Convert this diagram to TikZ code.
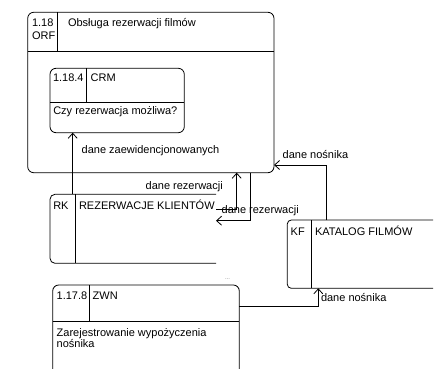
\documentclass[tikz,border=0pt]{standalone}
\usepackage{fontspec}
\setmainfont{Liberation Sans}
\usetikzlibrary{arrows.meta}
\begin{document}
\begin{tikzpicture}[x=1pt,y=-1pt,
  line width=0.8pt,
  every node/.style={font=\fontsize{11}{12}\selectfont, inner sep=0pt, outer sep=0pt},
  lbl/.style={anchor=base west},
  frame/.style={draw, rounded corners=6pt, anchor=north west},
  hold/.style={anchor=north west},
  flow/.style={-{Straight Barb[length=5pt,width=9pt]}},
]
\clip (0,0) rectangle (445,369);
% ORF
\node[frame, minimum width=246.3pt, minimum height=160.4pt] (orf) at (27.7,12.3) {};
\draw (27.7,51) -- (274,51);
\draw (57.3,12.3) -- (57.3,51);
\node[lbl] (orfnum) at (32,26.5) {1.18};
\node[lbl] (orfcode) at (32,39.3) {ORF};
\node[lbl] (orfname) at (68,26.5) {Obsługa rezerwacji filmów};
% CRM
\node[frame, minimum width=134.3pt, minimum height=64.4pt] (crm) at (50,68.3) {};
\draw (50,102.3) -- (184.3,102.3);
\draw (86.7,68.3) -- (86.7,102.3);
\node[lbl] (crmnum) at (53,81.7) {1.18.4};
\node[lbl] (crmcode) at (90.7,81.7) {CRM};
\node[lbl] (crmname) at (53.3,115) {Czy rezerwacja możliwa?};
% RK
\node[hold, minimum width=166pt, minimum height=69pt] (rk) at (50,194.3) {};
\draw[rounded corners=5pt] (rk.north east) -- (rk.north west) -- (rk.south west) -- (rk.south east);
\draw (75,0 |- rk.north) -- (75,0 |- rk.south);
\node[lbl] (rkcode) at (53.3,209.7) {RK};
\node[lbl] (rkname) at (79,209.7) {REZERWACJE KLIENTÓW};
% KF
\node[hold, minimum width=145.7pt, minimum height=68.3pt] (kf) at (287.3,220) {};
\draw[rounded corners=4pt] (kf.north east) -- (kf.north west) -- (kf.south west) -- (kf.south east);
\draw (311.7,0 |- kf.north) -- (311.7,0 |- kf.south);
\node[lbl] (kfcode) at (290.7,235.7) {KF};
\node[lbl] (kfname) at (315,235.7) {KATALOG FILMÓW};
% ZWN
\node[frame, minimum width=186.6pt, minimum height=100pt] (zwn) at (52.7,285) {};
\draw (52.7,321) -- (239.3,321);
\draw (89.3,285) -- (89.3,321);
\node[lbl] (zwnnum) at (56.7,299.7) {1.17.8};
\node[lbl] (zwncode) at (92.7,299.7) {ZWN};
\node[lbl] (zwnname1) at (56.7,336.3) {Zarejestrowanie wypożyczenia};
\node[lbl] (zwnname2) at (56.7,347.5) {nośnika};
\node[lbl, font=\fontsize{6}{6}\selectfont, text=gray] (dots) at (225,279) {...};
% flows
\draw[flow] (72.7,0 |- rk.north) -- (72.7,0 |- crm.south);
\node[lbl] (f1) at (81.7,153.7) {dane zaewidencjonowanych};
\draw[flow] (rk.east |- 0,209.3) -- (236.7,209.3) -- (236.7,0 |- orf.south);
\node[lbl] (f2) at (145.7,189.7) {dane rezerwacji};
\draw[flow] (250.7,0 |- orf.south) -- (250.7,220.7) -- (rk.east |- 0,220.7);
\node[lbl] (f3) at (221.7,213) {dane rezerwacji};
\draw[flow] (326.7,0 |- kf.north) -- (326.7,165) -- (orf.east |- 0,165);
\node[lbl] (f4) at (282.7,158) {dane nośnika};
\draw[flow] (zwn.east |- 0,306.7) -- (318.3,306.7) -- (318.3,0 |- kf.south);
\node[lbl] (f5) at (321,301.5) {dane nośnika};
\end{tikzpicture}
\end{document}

::::::::

Quote in full the listing given above; the images are to be left out.

Convert this diagram to TikZ code.
\documentclass[tikz,border=0pt]{standalone}
\usepackage{fontspec}
\setmainfont{Liberation Sans}
\usetikzlibrary{arrows.meta}
\begin{document}
\begin{tikzpicture}[x=1pt,y=-1pt,
  line width=0.8pt,
  every node/.style={font=\fontsize{11}{12}\selectfont, inner sep=0pt, outer sep=0pt},
  lbl/.style={anchor=base west},
  frame/.style={draw, rounded corners=6pt, anchor=north west},
  hold/.style={anchor=north west},
  flow/.style={-{Straight Barb[length=5pt,width=9pt]}},
]
\clip (0,0) rectangle (445,369);
% ORF
\node[frame, minimum width=246.3pt, minimum height=160.4pt] (orf) at (27.7,12.3) {};
\draw (27.7,51) -- (274,51);
\draw (57.3,12.3) -- (57.3,51);
\node[lbl] (orfnum) at (32,26.5) {1.18};
\node[lbl] (orfcode) at (32,39.3) {ORF};
\node[lbl] (orfname) at (68,26.5) {Obsługa rezerwacji filmów};
% CRM
\node[frame, minimum width=134.3pt, minimum height=64.4pt] (crm) at (50,68.3) {};
\draw (50,102.3) -- (184.3,102.3);
\draw (86.7,68.3) -- (86.7,102.3);
\node[lbl] (crmnum) at (53,81.7) {1.18.4};
\node[lbl] (crmcode) at (90.7,81.7) {CRM};
\node[lbl] (crmname) at (53.3,115) {Czy rezerwacja możliwa?};
% RK
\node[hold, minimum width=166pt, minimum height=69pt] (rk) at (50,194.3) {};
\draw[rounded corners=5pt] (rk.north east) -- (rk.north west) -- (rk.south west) -- (rk.south east);
\draw (75,0 |- rk.north) -- (75,0 |- rk.south);
\node[lbl] (rkcode) at (53.3,209.7) {RK};
\node[lbl] (rkname) at (79,209.7) {REZERWACJE KLIENTÓW};
% KF
\node[hold, minimum width=145.7pt, minimum height=68.3pt] (kf) at (287.3,220) {};
\draw[rounded corners=4pt] (kf.north east) -- (kf.north west) -- (kf.south west) -- (kf.south east);
\draw (311.7,0 |- kf.north) -- (311.7,0 |- kf.south);
\node[lbl] (kfcode) at (290.7,235.7) {KF};
\node[lbl] (kfname) at (315,235.7) {KATALOG FILMÓW};
% ZWN
\node[frame, minimum width=186.6pt, minimum height=100pt] (zwn) at (52.7,285) {};
\draw (52.7,321) -- (239.3,321);
\draw (89.3,285) -- (89.3,321);
\node[lbl] (zwnnum) at (56.7,299.7) {1.17.8};
\node[lbl] (zwncode) at (92.7,299.7) {ZWN};
\node[lbl] (zwnname1) at (56.7,336.3) {Zarejestrowanie wypożyczenia};
\node[lbl] (zwnname2) at (56.7,347.5) {nośnika};
\node[lbl, font=\fontsize{6}{6}\selectfont, text=gray] (dots) at (225,279) {...};
% flows
\draw[flow] (72.7,0 |- rk.north) -- (72.7,0 |- crm.south);
\node[lbl] (f1) at (81.7,153.7) {dane zaewidencjonowanych};
\draw[flow] (rk.east |- 0,209.3) -- (236.7,209.3) -- (236.7,0 |- orf.south);
\node[lbl] (f2) at (145.7,189.7) {dane rezerwacji};
\draw[flow] (250.7,0 |- orf.south) -- (250.7,220.7) -- (rk.east |- 0,220.7);
\node[lbl] (f3) at (221.7,213) {dane rezerwacji};
\draw[flow] (326.7,0 |- kf.north) -- (326.7,165) -- (orf.east |- 0,165);
\node[lbl] (f4) at (282.7,158) {dane nośnika};
\draw[flow] (zwn.east |- 0,306.7) -- (318.3,306.7) -- (318.3,0 |- kf.south);
\node[lbl] (f5) at (321,301.5) {dane nośnika};
\end{tikzpicture}
\end{document}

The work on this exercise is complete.